The harsh truth is that people get sick.  They are in pain.  They die.  Or they're in so much pain they wish they'd die.

I won't go into details, but let's just say he was not prepared for this.  And I know it's just going to get worse.  He's learning names and food preferences and...this is not going to end well.

And all I can do is triage, which is frustrating.  I just want to take his damned job.  It's a refrain that won't get out of my head:  "Let me do this.  Let me do this.  Just let me do this."

He said she looked like Granma.

How in the HELL am I supposed to support him when that took me back to a place where I can't bear to go?  I'm pretty fucking tough, but those words took me back to that room, that moment when her hands were in mine and she was in so much fucking pain.  And I prayed to my gods and her God and the Blessed Mother to just MAKE IT STOP.  And felt like I was betraying her, because I knew that release would only come one way.

I don't quite know how to do this.  The past is the past and I have to carry my own baggage.  What do I do to help Kent, who is going to have to deal with this day to day?

Comments

( 19 comments — Leave a comment )
moominmuppet
Jun. 9th, 2016 12:01 pm (UTC)
Maybe oddly, I find all of Pratchett's Witches/Tiffany Aching Discworld sub-series to be deeply comforting on the topic of death. The Witches bring people into the world, and they help them find their way back out again. It's a crucial part of their care for their people and territory. It's a repeated theme, more in some of the books than others (but especially in Shepherd's Crown, the final book Pratchett wrote, and the one where he was clearly addressing the readers on topic of his own impending death), and the way in which it's incorporated is soothing to my soul. I like my deep truths embedded in satire and sociocultural snark. But in between the giggles and plot, we're reminded over and over that the true magic isn't the flashy showy stuff, it's the hard work, the carrying of pain, the mundanities of care (making sure old men's toenails get clipped comes up in multiple books). I think it might resonate for you.

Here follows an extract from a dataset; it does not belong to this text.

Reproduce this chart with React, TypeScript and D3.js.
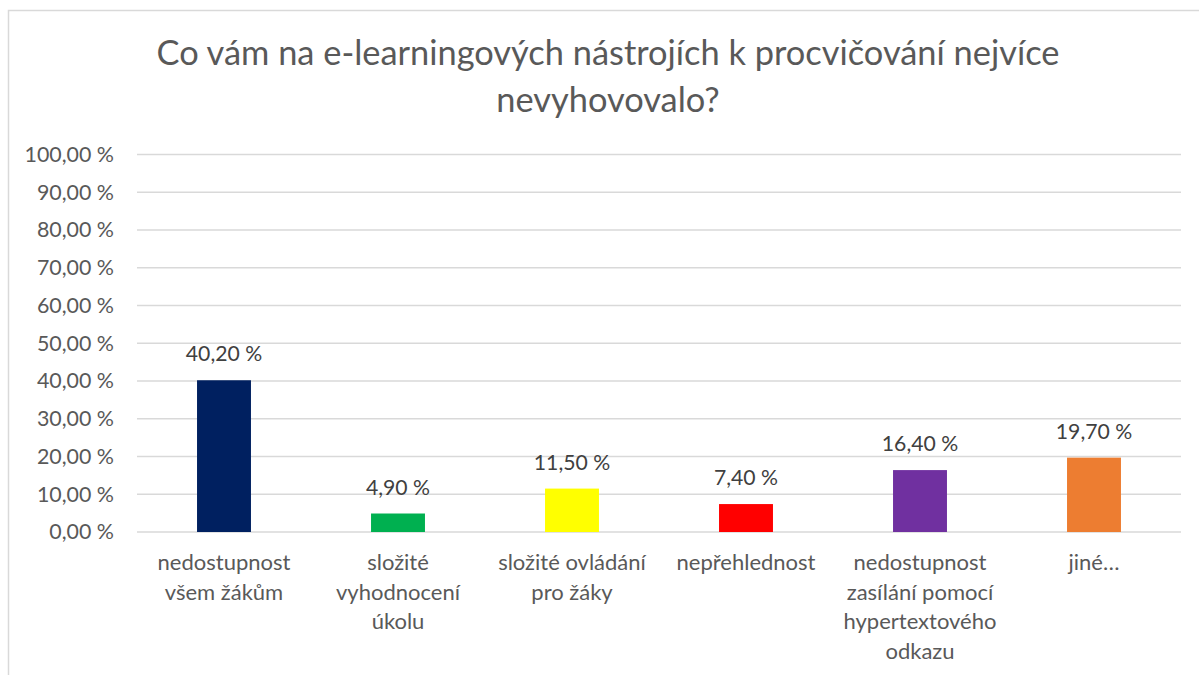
import React, { useEffect, useRef } from "react";
import * as d3 from "d3";

const categories = [
  ["nedostupnost", "všem žákům"],
  ["složité", "vyhodnocení", "úkolu"],
  ["složité ovládání", "pro žáky"],
  ["nepřehlednost"],
  ["nedostupnost", "zasílání pomocí", "hypertextového", "odkazu"],
  ["jiné…"],
];
const values = [40.2, 4.9, 11.5, 7.4, 16.4, 19.7];
const barColors = ["#002060", "#00B050", "#FFFF00", "#FF0000", "#7030A0", "#ED7D31"];
const yTicks = [0, 10, 20, 30, 40, 50, 60, 70, 80, 90, 100];
const titleLines = [
  "Co vám na e-learningových nástrojích k procvičování nejvíce",
  "nevyhovovalo?",
];

const W = 1199;
const H = 675;
const FONT = "Lato, 'Open Sans', sans-serif";
const TEXT = "#595959";

const fmt = (v: number) => v.toFixed(2).replace(".", ",") + " %";

const App = () => {
  const svgRef = useRef<SVGSVGElement>(null);

  useEffect(() => {
    const svg = d3.select(svgRef.current);
    svg.selectAll("*").remove();

    const margin = { top: 154.5, right: 18, bottom: 143, left: 137 };

    const x = d3
      .scaleBand<number>()
      .domain(d3.range(values.length))
      .range([margin.left, W - margin.right])
      .paddingInner(0.69)
      .paddingOuter(0.345);

    const y = d3
      .scaleLinear()
      .domain([0, 100])
      .range([H - margin.bottom, margin.top]);

    // chart frame
    svg
      .append("rect")
      .attr("x", 8.5)
      .attr("y", 10.5)
      .attr("width", 1400)
      .attr("height", 1000)
      .attr("fill", "white")
      .attr("stroke", "#d9d9d9")
      .attr("stroke-width", 1.5);

    // title
    svg
      .append("g")
      .selectAll("text")
      .data(titleLines)
      .join("text")
      .attr("x", 608)
      .attr("y", (d, i) => 65 + i * 47)
      .attr("text-anchor", "middle")
      .attr("font-family", FONT)
      .attr("font-size", 34.4)
      .attr("fill", TEXT)
      .text((d) => d);

    // gridlines
    svg
      .append("g")
      .selectAll("line")
      .data(yTicks)
      .join("line")
      .attr("x1", margin.left)
      .attr("x2", W - margin.right)
      .attr("y1", (d) => y(d))
      .attr("y2", (d) => y(d))
      .attr("stroke", "#d9d9d9")
      .attr("stroke-width", 1.5);

    // y labels
    svg
      .append("g")
      .selectAll("text")
      .data(yTicks)
      .join("text")
      .attr("x", 114)
      .attr("y", (d) => y(d))
      .attr("dy", "0.35em")
      .attr("text-anchor", "end")
      .attr("font-family", FONT)
      .attr("font-size", 21.4)
      .attr("fill", TEXT)
      .text((d) => fmt(d));

    // bars
    svg
      .append("g")
      .selectAll("rect")
      .data(values)
      .join("rect")
      .attr("x", (d, i) => x(i)!)
      .attr("width", x.bandwidth())
      .attr("y", (d) => y(d))
      .attr("height", (d) => y(0) - y(d))
      .attr("fill", (d, i) => barColors[i]);

    // value labels
    svg
      .append("g")
      .selectAll("text")
      .data(values)
      .join("text")
      .attr("x", (d, i) => x(i)! + x.bandwidth() / 2)
      .attr("y", (d) => y(d) - 19)
      .attr("text-anchor", "middle")
      .attr("font-family", FONT)
      .attr("font-size", 21.2)
      .attr("fill", "#404040")
      .text((d) => fmt(d));

    // category labels
    const cat = svg
      .append("g")
      .selectAll("text")
      .data(categories)
      .join("text")
      .attr("text-anchor", "middle")
      .attr("font-family", FONT)
      .attr("font-size", 22)
      .attr("fill", TEXT);

    cat
      .selectAll("tspan")
      .data((d, i) => d.map((line) => ({ line, i })))
      .join("tspan")
      .attr("x", (d) => x(d.i)! + x.bandwidth() / 2)
      .attr("y", (d, j) => 570 + j * 29.5)
      .text((d) => d.line);
  }, []);

  return (
    <svg
      ref={svgRef}
      width={W}
      height={H}
      style={{ position: "absolute", left: 0, top: 0, background: "white" }}
    />
  );
};

export default App;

I don't recall if you've read Discworld, although I can't imagine you haven't run across it at least in passing. Although the Witches characters are based in hoary stereotypes, I think what he does with them is respectful enough, and subversive enough to those stereotypes that it wouldn't end up alienating you.
mac_arthur_park
Jun. 11th, 2016 11:13 am (UTC)
Thank you so much for the suggestion. Kent's only exposure to Prachett was 'Good Omens.' Maybe it's time for both of us to re(read) his stuff. Thank you!
seaivy
Jun. 9th, 2016 12:04 pm (UTC)
i don't comment much but i have to say
i understand and will try to send some energy
i know those places
Blessings
mac_arthur_park
Jun. 11th, 2016 11:13 am (UTC)
Thank you so much!
jaelle_n_gilla
Jun. 9th, 2016 12:57 pm (UTC)
Wow, that's a nice recognition of your work. Great boss, that.

I stopped short a little when you mentioned MZB and "the things that came out" and had to google it. Woah. How could I not hear of that? Especially as I am in a group of at least 20 women who call themselves Renunciates and follow her codex?

I admit I don't follow celebrity news at all and it's not so surprising that I didn't read it myself. I am a bit shocked though that none of those women even cared to mention it in the group. Have they all decided to "hush up about it"? So strange for a group who is advertising women's liberation and yadayadayada....
kukla_red
Jun. 9th, 2016 01:22 pm (UTC)
I know if it was my relatives, I would be so happy that someone like Kent is there to make sure they eat well and enjoy their meals. Can he spin it so that he sees he is part of the good in their lives at the end? No one lives forever, but I find it comforting and wonderful that someone as caring and talented as Kent is over-seeing their diet and keeping an eye on things. Yes, it is hard when someone reaches the end, but knowing it happened in a place where they are cared for.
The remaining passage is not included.